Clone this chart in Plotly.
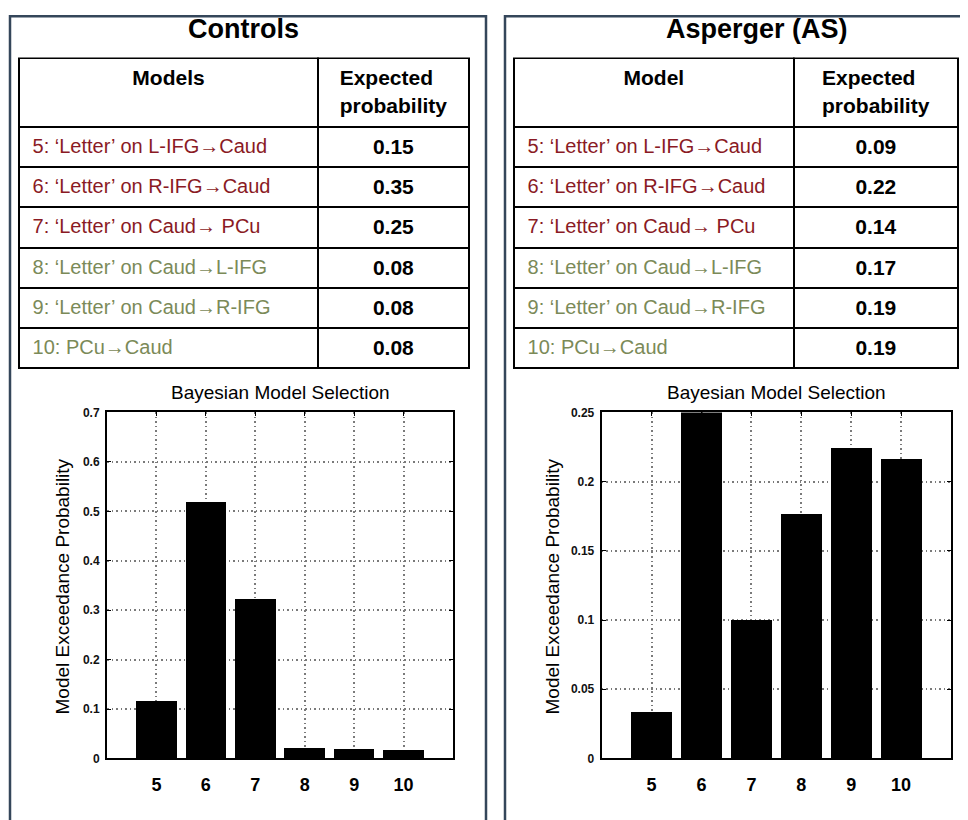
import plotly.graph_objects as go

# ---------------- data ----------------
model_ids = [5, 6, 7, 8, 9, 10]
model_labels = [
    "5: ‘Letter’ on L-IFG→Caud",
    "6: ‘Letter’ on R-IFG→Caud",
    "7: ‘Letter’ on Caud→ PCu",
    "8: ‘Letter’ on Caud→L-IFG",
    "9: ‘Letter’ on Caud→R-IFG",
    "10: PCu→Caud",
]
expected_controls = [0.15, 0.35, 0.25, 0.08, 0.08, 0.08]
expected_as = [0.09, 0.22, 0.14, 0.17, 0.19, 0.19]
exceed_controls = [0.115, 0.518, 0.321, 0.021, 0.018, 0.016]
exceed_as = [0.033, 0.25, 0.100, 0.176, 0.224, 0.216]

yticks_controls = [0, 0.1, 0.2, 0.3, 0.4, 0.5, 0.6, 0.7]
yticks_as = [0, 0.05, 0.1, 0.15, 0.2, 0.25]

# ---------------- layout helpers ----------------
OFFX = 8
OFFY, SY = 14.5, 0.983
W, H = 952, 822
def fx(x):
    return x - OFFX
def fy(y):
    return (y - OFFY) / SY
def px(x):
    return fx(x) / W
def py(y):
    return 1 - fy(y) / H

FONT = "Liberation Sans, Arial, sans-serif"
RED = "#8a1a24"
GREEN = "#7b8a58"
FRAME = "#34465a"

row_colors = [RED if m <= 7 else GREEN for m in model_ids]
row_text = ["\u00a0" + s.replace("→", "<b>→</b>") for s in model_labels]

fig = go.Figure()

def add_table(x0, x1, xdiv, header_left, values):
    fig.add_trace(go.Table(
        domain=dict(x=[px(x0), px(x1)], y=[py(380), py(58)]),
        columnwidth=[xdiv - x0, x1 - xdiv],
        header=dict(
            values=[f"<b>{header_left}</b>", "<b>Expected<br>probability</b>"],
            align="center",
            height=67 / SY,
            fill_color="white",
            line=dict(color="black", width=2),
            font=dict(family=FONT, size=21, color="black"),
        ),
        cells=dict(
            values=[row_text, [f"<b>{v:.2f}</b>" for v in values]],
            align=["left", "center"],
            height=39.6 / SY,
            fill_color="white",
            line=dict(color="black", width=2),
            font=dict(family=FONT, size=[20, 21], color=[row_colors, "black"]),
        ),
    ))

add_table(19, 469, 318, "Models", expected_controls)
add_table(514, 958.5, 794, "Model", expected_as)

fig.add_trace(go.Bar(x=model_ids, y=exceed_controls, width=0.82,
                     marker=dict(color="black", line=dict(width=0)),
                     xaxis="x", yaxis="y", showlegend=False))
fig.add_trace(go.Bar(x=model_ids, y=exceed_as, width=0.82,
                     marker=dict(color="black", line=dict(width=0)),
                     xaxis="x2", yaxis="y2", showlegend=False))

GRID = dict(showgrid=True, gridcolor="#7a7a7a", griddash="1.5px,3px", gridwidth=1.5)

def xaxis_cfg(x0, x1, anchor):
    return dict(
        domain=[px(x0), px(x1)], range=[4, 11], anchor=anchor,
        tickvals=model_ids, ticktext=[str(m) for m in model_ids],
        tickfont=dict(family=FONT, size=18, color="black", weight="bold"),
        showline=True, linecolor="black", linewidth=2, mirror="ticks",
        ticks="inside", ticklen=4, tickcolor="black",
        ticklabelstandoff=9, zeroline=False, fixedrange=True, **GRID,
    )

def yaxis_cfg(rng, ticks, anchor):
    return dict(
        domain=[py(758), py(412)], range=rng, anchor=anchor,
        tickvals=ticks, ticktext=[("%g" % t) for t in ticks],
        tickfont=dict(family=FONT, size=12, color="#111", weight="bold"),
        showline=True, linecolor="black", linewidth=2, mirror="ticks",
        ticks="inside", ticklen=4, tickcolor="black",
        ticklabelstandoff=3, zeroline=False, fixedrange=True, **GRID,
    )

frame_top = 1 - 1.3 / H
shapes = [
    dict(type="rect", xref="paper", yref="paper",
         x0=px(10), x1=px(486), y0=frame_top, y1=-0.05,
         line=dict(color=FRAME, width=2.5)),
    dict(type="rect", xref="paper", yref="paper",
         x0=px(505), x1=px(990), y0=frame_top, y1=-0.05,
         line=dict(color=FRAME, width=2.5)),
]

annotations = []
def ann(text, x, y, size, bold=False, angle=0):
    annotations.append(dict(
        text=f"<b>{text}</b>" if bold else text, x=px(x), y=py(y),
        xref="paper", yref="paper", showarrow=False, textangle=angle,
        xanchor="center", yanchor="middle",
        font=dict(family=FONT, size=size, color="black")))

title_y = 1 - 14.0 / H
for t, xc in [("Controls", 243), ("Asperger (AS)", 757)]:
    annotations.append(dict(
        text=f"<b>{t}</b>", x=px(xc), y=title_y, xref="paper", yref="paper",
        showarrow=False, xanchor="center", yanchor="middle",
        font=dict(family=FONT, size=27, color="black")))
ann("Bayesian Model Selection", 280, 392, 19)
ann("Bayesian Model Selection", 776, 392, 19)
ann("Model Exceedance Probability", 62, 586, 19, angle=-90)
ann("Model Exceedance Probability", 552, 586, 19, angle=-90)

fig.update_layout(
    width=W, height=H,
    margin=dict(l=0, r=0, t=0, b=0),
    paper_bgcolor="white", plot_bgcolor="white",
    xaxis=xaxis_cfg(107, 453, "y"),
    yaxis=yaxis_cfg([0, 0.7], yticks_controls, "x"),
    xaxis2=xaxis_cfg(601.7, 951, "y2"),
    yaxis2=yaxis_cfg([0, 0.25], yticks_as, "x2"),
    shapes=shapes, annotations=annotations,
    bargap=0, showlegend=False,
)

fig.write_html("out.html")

________________________

CHALLENGE:
Exactly reproduce the run of lines from the start of the listing through the line with "fig = go.Figure()", inclusive; pictures are not copied.

RESULT OF THIS TASK:
Clone this chart in Plotly.
import plotly.graph_objects as go

# ---------------- data ----------------
model_ids = [5, 6, 7, 8, 9, 10]
model_labels = [
    "5: ‘Letter’ on L-IFG→Caud",
    "6: ‘Letter’ on R-IFG→Caud",
    "7: ‘Letter’ on Caud→ PCu",
    "8: ‘Letter’ on Caud→L-IFG",
    "9: ‘Letter’ on Caud→R-IFG",
    "10: PCu→Caud",
]
expected_controls = [0.15, 0.35, 0.25, 0.08, 0.08, 0.08]
expected_as = [0.09, 0.22, 0.14, 0.17, 0.19, 0.19]
exceed_controls = [0.115, 0.518, 0.321, 0.021, 0.018, 0.016]
exceed_as = [0.033, 0.25, 0.100, 0.176, 0.224, 0.216]

yticks_controls = [0, 0.1, 0.2, 0.3, 0.4, 0.5, 0.6, 0.7]
yticks_as = [0, 0.05, 0.1, 0.15, 0.2, 0.25]

# ---------------- layout helpers ----------------
OFFX = 8
OFFY, SY = 14.5, 0.983
W, H = 952, 822
def fx(x):
    return x - OFFX
def fy(y):
    return (y - OFFY) / SY
def px(x):
    return fx(x) / W
def py(y):
    return 1 - fy(y) / H

FONT = "Liberation Sans, Arial, sans-serif"
RED = "#8a1a24"
GREEN = "#7b8a58"
FRAME = "#34465a"

row_colors = [RED if m <= 7 else GREEN for m in model_ids]
row_text = ["\u00a0" + s.replace("→", "<b>→</b>") for s in model_labels]

fig = go.Figure()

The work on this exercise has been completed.